Entries with chart source code
BEGIN

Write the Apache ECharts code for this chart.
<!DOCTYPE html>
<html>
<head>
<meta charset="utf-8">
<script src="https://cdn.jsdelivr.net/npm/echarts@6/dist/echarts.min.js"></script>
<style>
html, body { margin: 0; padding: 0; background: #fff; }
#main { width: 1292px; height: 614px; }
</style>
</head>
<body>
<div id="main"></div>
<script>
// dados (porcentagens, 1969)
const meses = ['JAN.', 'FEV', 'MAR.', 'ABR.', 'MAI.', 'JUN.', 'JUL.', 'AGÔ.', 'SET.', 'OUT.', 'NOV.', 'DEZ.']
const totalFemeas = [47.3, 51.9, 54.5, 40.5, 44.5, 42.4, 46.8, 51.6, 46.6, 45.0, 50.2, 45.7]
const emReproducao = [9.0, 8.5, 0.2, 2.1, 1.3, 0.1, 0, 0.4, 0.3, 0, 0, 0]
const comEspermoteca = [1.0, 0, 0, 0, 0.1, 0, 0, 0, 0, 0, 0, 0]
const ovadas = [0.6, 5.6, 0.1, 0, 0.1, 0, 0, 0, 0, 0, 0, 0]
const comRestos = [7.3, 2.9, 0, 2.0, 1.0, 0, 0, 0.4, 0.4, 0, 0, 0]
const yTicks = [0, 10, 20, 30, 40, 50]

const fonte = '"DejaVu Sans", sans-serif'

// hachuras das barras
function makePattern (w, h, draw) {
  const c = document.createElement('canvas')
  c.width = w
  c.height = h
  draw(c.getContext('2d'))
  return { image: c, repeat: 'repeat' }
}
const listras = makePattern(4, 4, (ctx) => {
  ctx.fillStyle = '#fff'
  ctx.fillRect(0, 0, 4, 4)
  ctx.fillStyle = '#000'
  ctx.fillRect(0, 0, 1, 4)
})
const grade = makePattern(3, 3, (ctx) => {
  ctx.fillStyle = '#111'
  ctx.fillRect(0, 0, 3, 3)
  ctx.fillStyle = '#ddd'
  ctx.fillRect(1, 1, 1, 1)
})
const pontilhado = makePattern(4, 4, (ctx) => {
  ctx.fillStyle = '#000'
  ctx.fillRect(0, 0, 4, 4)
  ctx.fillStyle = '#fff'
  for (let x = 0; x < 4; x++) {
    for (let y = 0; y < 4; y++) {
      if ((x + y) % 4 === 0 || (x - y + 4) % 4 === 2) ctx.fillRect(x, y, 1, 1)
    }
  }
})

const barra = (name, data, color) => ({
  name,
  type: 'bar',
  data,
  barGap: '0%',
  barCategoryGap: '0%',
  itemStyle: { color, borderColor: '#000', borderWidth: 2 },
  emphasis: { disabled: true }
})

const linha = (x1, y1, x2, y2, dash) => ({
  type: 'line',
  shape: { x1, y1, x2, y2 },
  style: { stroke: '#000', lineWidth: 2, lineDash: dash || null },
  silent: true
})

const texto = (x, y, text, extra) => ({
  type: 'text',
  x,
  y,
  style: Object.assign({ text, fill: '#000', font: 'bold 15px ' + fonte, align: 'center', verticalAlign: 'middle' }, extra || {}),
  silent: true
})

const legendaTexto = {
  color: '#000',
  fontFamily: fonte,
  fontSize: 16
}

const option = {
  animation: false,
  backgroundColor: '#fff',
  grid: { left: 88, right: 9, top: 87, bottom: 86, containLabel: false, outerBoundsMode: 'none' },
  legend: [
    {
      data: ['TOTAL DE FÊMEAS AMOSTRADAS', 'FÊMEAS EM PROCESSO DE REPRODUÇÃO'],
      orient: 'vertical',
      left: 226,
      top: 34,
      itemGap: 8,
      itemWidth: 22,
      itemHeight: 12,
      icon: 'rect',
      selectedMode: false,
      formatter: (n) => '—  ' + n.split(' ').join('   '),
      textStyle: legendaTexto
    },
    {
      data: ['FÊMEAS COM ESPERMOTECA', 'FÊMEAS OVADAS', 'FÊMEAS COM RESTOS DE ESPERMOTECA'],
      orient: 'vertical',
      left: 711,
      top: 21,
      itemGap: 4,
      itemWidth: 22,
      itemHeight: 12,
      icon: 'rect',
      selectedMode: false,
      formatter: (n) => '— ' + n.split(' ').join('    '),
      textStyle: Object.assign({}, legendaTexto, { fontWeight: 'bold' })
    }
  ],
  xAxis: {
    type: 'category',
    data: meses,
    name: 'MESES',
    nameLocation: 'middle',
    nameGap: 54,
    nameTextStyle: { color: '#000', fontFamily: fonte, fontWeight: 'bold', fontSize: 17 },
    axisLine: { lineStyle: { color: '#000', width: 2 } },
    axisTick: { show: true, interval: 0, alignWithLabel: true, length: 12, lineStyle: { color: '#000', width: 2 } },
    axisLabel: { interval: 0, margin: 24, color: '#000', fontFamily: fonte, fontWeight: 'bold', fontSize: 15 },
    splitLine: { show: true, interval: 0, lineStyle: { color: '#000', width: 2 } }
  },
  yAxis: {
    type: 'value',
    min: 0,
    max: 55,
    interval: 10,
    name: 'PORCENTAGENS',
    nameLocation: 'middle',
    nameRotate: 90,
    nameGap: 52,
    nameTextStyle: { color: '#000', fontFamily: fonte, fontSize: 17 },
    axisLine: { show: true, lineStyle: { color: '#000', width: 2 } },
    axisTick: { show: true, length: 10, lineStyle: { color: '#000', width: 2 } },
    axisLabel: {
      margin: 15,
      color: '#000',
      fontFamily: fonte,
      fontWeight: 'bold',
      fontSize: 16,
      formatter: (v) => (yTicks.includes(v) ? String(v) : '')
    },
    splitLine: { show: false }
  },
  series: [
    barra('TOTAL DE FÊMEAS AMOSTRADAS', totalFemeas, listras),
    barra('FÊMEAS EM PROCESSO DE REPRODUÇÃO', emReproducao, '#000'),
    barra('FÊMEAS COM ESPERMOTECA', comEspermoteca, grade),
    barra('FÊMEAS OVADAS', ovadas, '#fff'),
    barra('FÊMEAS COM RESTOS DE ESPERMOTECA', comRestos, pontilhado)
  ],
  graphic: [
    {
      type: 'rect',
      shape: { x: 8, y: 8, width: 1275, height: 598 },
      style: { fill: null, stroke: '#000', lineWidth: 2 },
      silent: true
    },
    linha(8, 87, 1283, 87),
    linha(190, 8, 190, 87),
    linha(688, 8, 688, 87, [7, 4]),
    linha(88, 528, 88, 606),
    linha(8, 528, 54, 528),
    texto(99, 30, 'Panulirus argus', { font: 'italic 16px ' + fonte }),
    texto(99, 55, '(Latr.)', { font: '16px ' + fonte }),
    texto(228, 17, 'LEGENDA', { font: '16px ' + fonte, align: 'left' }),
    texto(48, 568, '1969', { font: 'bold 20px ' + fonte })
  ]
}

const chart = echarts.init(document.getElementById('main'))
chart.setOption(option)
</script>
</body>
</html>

END
BEGIN

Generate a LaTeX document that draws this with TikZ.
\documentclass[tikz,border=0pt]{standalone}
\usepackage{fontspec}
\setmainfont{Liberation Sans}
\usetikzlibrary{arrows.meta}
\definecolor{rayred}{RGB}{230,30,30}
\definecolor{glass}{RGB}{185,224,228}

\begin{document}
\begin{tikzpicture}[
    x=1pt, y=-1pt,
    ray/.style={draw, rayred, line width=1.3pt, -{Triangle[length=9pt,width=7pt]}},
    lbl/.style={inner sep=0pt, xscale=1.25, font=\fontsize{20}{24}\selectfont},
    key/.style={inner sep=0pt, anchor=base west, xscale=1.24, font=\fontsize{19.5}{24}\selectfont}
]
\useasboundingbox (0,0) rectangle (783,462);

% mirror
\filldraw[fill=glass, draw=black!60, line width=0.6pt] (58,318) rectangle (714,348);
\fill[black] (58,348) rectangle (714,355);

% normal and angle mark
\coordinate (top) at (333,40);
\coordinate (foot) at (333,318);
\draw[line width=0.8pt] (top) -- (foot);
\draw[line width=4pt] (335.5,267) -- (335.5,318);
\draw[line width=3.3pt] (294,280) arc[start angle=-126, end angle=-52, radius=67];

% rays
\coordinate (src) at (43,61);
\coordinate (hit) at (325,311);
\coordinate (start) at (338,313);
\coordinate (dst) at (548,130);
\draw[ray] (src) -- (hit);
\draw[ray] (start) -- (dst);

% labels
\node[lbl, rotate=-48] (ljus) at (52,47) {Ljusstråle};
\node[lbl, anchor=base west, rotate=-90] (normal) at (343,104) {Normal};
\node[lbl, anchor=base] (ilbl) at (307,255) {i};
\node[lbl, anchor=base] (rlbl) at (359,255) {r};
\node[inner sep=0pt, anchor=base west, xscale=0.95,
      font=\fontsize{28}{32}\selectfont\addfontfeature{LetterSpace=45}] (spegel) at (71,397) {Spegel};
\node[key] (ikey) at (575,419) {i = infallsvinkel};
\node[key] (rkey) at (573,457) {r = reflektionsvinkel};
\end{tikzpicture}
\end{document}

END

### SHORT EXERCISE
Where a line holds "this", copy that line.

### RESPONSE TO THE TASK
Write the Apache ECharts code for this chart.
Generate a LaTeX document that draws this with TikZ.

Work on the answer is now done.